Adrienne Martini reviews Max Gladstone
Last First Snow, Max Gladstone (Tor 978-0-7653-7940-5, $25.99, 384pp, hc). July 2015.I am an unabashed Max Gladstone fan. His Craft sequence, in which the use of magic is intertwined with the business of insurance, is deeply satisfying. Here you won’t find magicians waving their hands about and making grand pronouncements about who shall pass; instead, they use their supernatural skills to negotiate urban water access or actuarial tables.
Gladstone’s Two Serpents Rise, Three Parts Dead, and Full Fathom Five are each parts of the same story, more or less – but their publication order doesn’t match the internal timelines of the tale. In our world, Three Parts Dead hit the shelves first, followed by Two Serpents Rise and Full Fathom Five. What tells the reader the internal chronology of the story are the numbers in the titles. This juggled chronology is intentional. Gladstone hopes to create a narrative that resembles a mosaic, one that challenges readers’ reliance on traditional timelines.
That is all well and good. I’m all for experimentation, especially when attempted by a writer as skilled as Gladstone. While I applaud the idea, I’m not certain that Last First Snow, the most recently released but also the first title in the sequence, works. Or, at least, that it works without access to a character cheat-sheet, one that tells you who is alive, dead, or skeleton-ized at any given time.
Last First Snow sets the reader in Chakal Square, whose resemblance to Tahrir Square is not coincidental. Chakal Square is in the midst of an uprising, one in which a lower class proletariat demands that the political class stop standing on its neck. Change is in the air. There is a sub-current of tension about urban renewal; the powers-that-be want to bulldoze the place and start fresh; the folks who are currently living there think that’s a lousy idea. Tempers are heated.
Temoc, a former high priest who used to be in charge of the blood sacrifices, is the de facto leader of the revolutionaries, even though he is only in the fight to create a better world for his small child and is mostly politically neutral. Enter the King in Red, an all-powerful captain of industry (and, um, living skeleton) and Elayne, a Craftswoman of considerable skill. Add to that a well-timed shooting, and things start to fall apart, if very, very slowly.

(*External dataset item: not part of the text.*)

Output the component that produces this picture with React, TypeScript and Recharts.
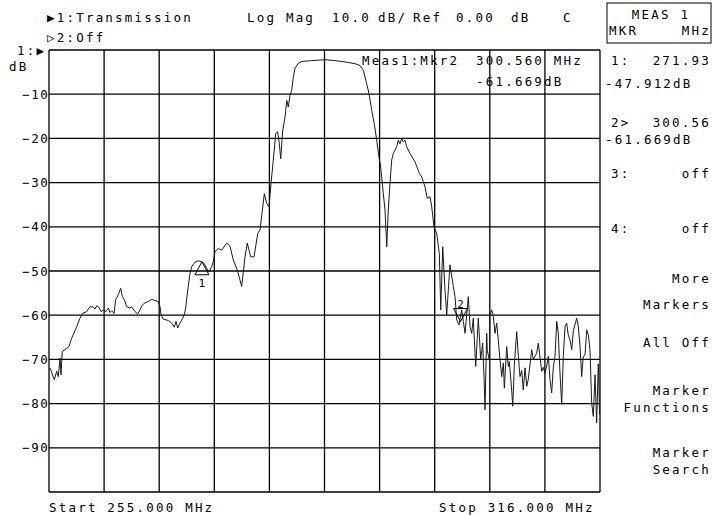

That makes Last First Snow a less-than-propulsive read. It’s a challenge to make contract negotiations and insurance riders interesting no matter how deft a writer is with words. Add to that the heavy lifting Gladstone must do to set up the conditions we need to understand about Chakal Square and Temoc’s textually necessary detachment from anything resembling enthusiasm and we’re left with a story that takes a good long time to really start moving. Once it does, the tale unspools satisfyingly, mostly, even though it sometimes feels more concerned with placing every last tile in the proposed mosaic and it spends not quite enough time focused on what’s happening to these characters right now.